To file as Head of Household, you must meet all these tests:
- You were unmarried or considered unmarried on December 31.
- You paid more than half the cost of keeping up a home for the year.
- A child or other qualifying person lived with you in the home for more than half the year for whom you or the other parent is entitled to claim the tax exemption.
You are considered unmarried if you were legally separated on December 31 or if your spouse did not live in your home for the last six months of the year.
On average (and there certainly are exceptions), the tax rates get higher in the following order (meaning I’ve listed the most advantageous rate first):
- Married filing jointly
- Single Head of household
- Married filing separately
Because the marital status of the parties for purposes of their tax return is set as of the last day of the fiscal year, a couple contemplating divorce near the end of the year should consider whether they would be better off making their divorce effective before the end of the year – allowing them to file as single taxpayers, or making their divorce effective after the end of the year – allowing them to file a joint return.
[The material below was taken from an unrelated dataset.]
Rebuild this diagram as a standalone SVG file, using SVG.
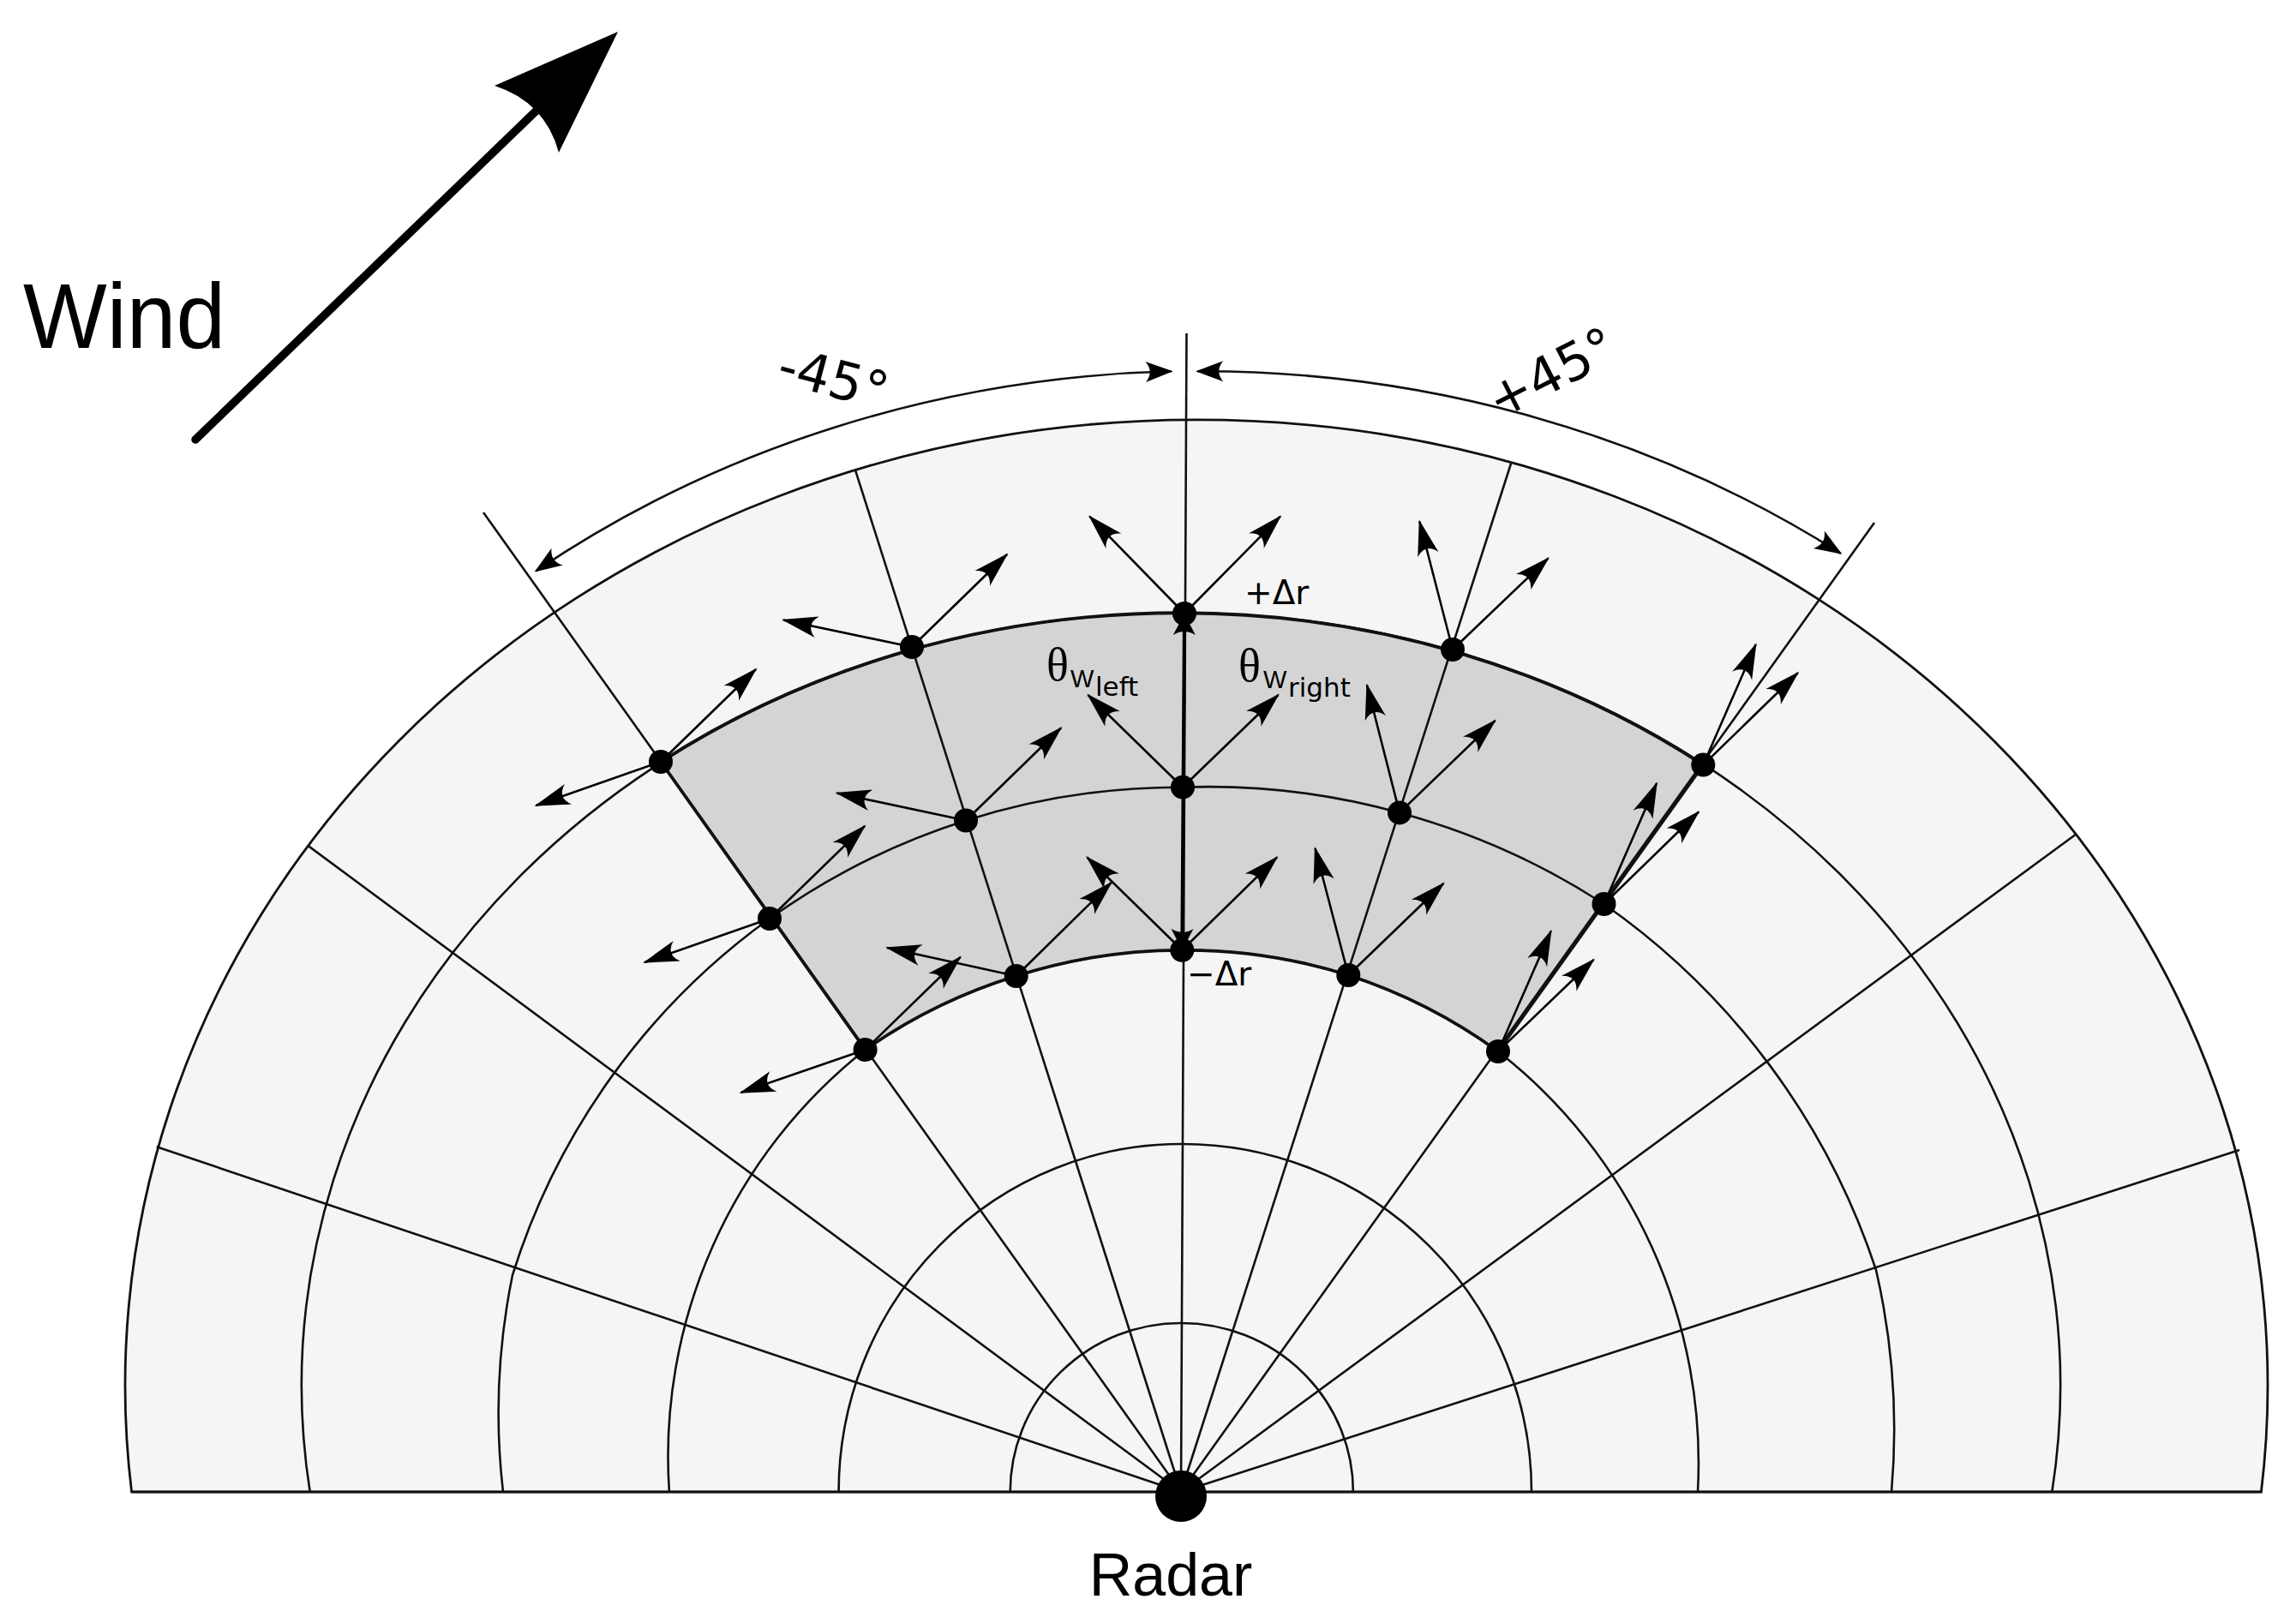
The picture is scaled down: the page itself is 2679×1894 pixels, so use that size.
<svg xmlns="http://www.w3.org/2000/svg" width="2679" height="1894" viewBox="0 0 2679 1894">
<defs>
<style>
.grid{fill:none;stroke:#111;stroke-width:2.6}
.outline{fill:none;stroke:#111;stroke-width:3.8;stroke-linejoin:round}
.vec{fill:none;stroke:#000;stroke-width:2.6;marker-end:url(#ah)}
.dim{fill:none;stroke:#111;stroke-width:2.6;marker-start:url(#ah2);marker-end:url(#ah2)}
.dot{fill:#000}
.sans{font-family:"DejaVu Sans",sans-serif;fill:#000}
.lib{font-family:"Liberation Sans",Arial,sans-serif;fill:#000}
.serif{font-family:"Liberation Serif","DejaVu Serif",serif;fill:#000}
</style>
<marker id="ah" markerUnits="userSpaceOnUse" viewBox="-45 -15 50 30" markerWidth="50" markerHeight="30" refX="0" refY="0" orient="auto" overflow="visible"><path d="M2,0 L-40,-12.5 Q-26,0 -40,12.5 Z" fill="#000"/></marker>
<marker id="ah2" markerUnits="userSpaceOnUse" viewBox="-35 -14 40 28" markerWidth="40" markerHeight="28" refX="0" refY="0" orient="auto-start-reverse" overflow="visible"><path d="M2,0 L-30,-12 Q-20,0 -30,12 Z" fill="#000"/></marker>
<marker id="ah3" markerUnits="userSpaceOnUse" viewBox="-30 -15 35 30" markerWidth="35" markerHeight="30" refX="0" refY="0" orient="auto-start-reverse" overflow="visible"><path d="M0,0 L-25,-13 Q-17,0 -25,13 Z" fill="#000"/></marker>
</defs>

<g id="background">
<path d="M153.6,1741 A1250,1127 0 1 1 2638.4,1741 Z" fill="#f5f5f5" stroke="#111" stroke-width="2.8"/>
</g>

<g id="shaded-region">
<path d="M771,889 A1026,902 0 0 1 1987.3,892.6 L1748,1227 A630,630 0 0 0 1573.3,1138 A632,632 0 0 0 1379.3,1108.8 A632,632 0 0 0 1185.7,1139 A625,625 0 0 0 1009.6,1225 Z" fill="#d4d4d4"/>
</g>

<g id="grid">
<path class="grid" d="M1178.7,1741 A199.3,197 0 0 1 1378,1544 A200.9,197 0 0 1 1578.9,1741"/>
<path class="grid" d="M978.6,1741 A399.4,406 0 0 1 1379,1335 A408,406 0 0 1 1787,1741"/>
<path class="grid" d="M780.9,1741 A605,605 0 0 1 1009.6,1225 A625,625 0 0 1 1185.7,1139 A632,632 0 0 1 1379.3,1108.8 A632,632 0 0 1 1573.3,1138 A630,630 0 0 1 1748,1227 A610,610 0 0 1 1981,1741"/>
<path class="grid" d="M587,1741 A800,800 0 0 1 598,1488 A810,810 0 0 1 898,1072 A822,822 0 0 1 1127,957.5 A822,822 0 0 1 1380,918.7 A835,835 0 0 1 1633,948.4 A840,840 0 0 1 1871.5,1055 A845,845 0 0 1 2189,1482 A830,830 0 0 1 2207,1741"/>
<path class="grid" d="M361.7,1741 A1026,902 0 1 1 2394.3,1741"/>
<line class="grid" x1="153.6" y1="1741" x2="2638.4" y2="1741" stroke-width="3"/>
<line class="grid" x1="1378" y1="1741" x2="182.7" y2="1338.3"/>
<line class="grid" x1="1378" y1="1741" x2="359.7" y2="987.1"/>
<line class="grid" x1="1378" y1="1741" x2="564" y2="598"/>
<line class="grid" x1="1378" y1="1741" x2="998" y2="548.6"/>
<line class="grid" x1="1378" y1="1741" x2="1384.5" y2="389"/>
<line class="grid" x1="1378" y1="1741" x2="1763" y2="541"/>
<line class="grid" x1="1378" y1="1741" x2="2187" y2="610"/>
<line class="grid" x1="1378" y1="1741" x2="2422.3" y2="973.5"/>
<line class="grid" x1="1378" y1="1741" x2="2613" y2="1342"/>
</g>

<g id="shaded-outline">
<path class="outline" d="M771,889 A1026,902 0 0 1 1987.3,892.6 L1748,1227 A630,630 0 0 0 1573.3,1138 A632,632 0 0 0 1379.3,1108.8 A632,632 0 0 0 1185.7,1139 A625,625 0 0 0 1009.6,1225 Z"/>
</g>

<g id="connectors">
<path class="dim" d="M625.3,666.4 A1303,1184 0 0 1 1366.7,433.3"/>
<path class="dim" d="M1397.2,433.3 A1303,1184 0 0 1 2147.7,645.8"/>
<line x1="1379.3" y1="1108.8" x2="1382" y2="716" stroke="#000" stroke-width="4" marker-start="url(#ah3)" marker-end="url(#ah3)"/>
<line x1="228" y1="513" x2="628" y2="127" stroke="#000" stroke-width="9.5" stroke-linecap="round"/>
<path d="M721,37 L577,100 Q636,119 652,178 Z" fill="#000"/>
<line class="vec" x1="771" y1="889" x2="882" y2="781"/>
<line class="vec" x1="771" y1="889" x2="625.3" y2="940"/>
<line class="vec" x1="898" y1="1072" x2="1009" y2="964"/>
<line class="vec" x1="898" y1="1072" x2="752" y2="1123"/>
<line class="vec" x1="1009.6" y1="1225" x2="1120.6" y2="1117"/>
<line class="vec" x1="1009.6" y1="1225" x2="864.5" y2="1275"/>
<line class="vec" x1="1064" y1="755" x2="1175" y2="647"/>
<line class="vec" x1="1064" y1="755" x2="914" y2="723.5"/>
<line class="vec" x1="1127" y1="957.5" x2="1238" y2="849.5"/>
<line class="vec" x1="1127" y1="957.5" x2="976.5" y2="925.5"/>
<line class="vec" x1="1185.7" y1="1139" x2="1296.7" y2="1030"/>
<line class="vec" x1="1185.7" y1="1139" x2="1035" y2="1106"/>
<line class="vec" x1="1382" y1="716" x2="1493.9" y2="602.7"/>
<line class="vec" x1="1382" y1="716" x2="1271.4" y2="602.7"/>
<line class="vec" x1="1380" y1="918.7" x2="1491.5" y2="811"/>
<line class="vec" x1="1380" y1="918.7" x2="1269.5" y2="811"/>
<line class="vec" x1="1379.3" y1="1108.8" x2="1490" y2="1000.5"/>
<line class="vec" x1="1379.3" y1="1108.8" x2="1268.5" y2="1000.5"/>
<line class="vec" x1="1695" y1="758" x2="1806.5" y2="651.5"/>
<line class="vec" x1="1695" y1="758" x2="1656.3" y2="608.5"/>
<line class="vec" x1="1633" y1="948.4" x2="1744.5" y2="841"/>
<line class="vec" x1="1633" y1="948.4" x2="1595" y2="799.5"/>
<line class="vec" x1="1573.3" y1="1138" x2="1684.3" y2="1031"/>
<line class="vec" x1="1573.3" y1="1138" x2="1534.5" y2="990"/>
<line class="vec" x1="1987.3" y1="892.6" x2="2097.8" y2="785.2"/>
<line class="vec" x1="1987.3" y1="892.6" x2="2048.7" y2="752"/>
<line class="vec" x1="1871.5" y1="1055" x2="1982" y2="947.5"/>
<line class="vec" x1="1871.5" y1="1055" x2="1933" y2="914"/>
<line class="vec" x1="1748" y1="1227" x2="1859.5" y2="1120"/>
<line class="vec" x1="1748" y1="1227" x2="1809.7" y2="1086.5"/>
</g>

<g id="nodes">
<g id="radar"><circle class="dot" cx="1378" cy="1746" r="30"/></g>
<g id="node-54-outer"><circle class="dot" cx="771" cy="889" r="14"/></g>
<g id="node-54-mid"><circle class="dot" cx="898" cy="1072" r="14"/></g>
<g id="node-54-inner"><circle class="dot" cx="1009.6" cy="1225" r="14"/></g>
<g id="node-72-outer"><circle class="dot" cx="1064" cy="755" r="14"/></g>
<g id="node-72-mid"><circle class="dot" cx="1127" cy="957.5" r="14"/></g>
<g id="node-72-inner"><circle class="dot" cx="1185.7" cy="1139" r="14"/></g>
<g id="node-90-outer"><circle class="dot" cx="1382" cy="716" r="14"/></g>
<g id="node-90-mid"><circle class="dot" cx="1380" cy="918.7" r="14"/></g>
<g id="node-90-inner"><circle class="dot" cx="1379.3" cy="1108.8" r="14"/></g>
<g id="node-108-outer"><circle class="dot" cx="1695" cy="758" r="14"/></g>
<g id="node-108-mid"><circle class="dot" cx="1633" cy="948.4" r="14"/></g>
<g id="node-108-inner"><circle class="dot" cx="1573.3" cy="1138" r="14"/></g>
<g id="node-126-outer"><circle class="dot" cx="1987.3" cy="892.6" r="14"/></g>
<g id="node-126-mid"><circle class="dot" cx="1871.5" cy="1055" r="14"/></g>
<g id="node-126-inner"><circle class="dot" cx="1748" cy="1227" r="14"/></g>
</g>

<g id="labels">
<text class="lib" x="27" y="406" font-size="108" textLength="236" lengthAdjust="spacingAndGlyphs">Wind</text>
<text class="lib" x="1366" y="1862" font-size="70" text-anchor="middle">Radar</text>
<text class="sans" font-size="61" text-anchor="middle" transform="translate(967,462) rotate(15)">-45°</text>
<text class="sans" font-size="61" text-anchor="middle" transform="translate(1820,454) rotate(-27)">+45°</text>
<text class="sans" x="1452" y="705" font-size="39">+Δr</text>
<text class="sans" x="1385" y="1150" font-size="39">−Δr</text>
<text><tspan class="serif" x="1221" y="794" font-size="54">θ</tspan><tspan class="lib" x="1249" y="802" font-size="29">W</tspan><tspan class="sans" x="1278" y="812" font-size="31">left</tspan></text>
<text><tspan class="serif" x="1445" y="795" font-size="54">θ</tspan><tspan class="lib" x="1474" y="803" font-size="29">W</tspan><tspan class="sans" x="1503" y="813" font-size="31">right</tspan></text>
</g>
</svg>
One caution about filing jointly. The less financially savvy spouse needs to understand that signing a joint return with his or her spouse exposes him or her to liability, even if he or she is not privy to all the calculations included in the return. There is a principle called the “innocent spouse” rule that allows a spouse to escape liability in a few cases. It is narrowly drawn, however, and should never form the basis for planning. Because trust is often at a low ebb as divorcing couples are preparing their final joint return, the less financially savvy spouse may decide to hire an independent accountant to review the return and its supporting documents before he or she signs it.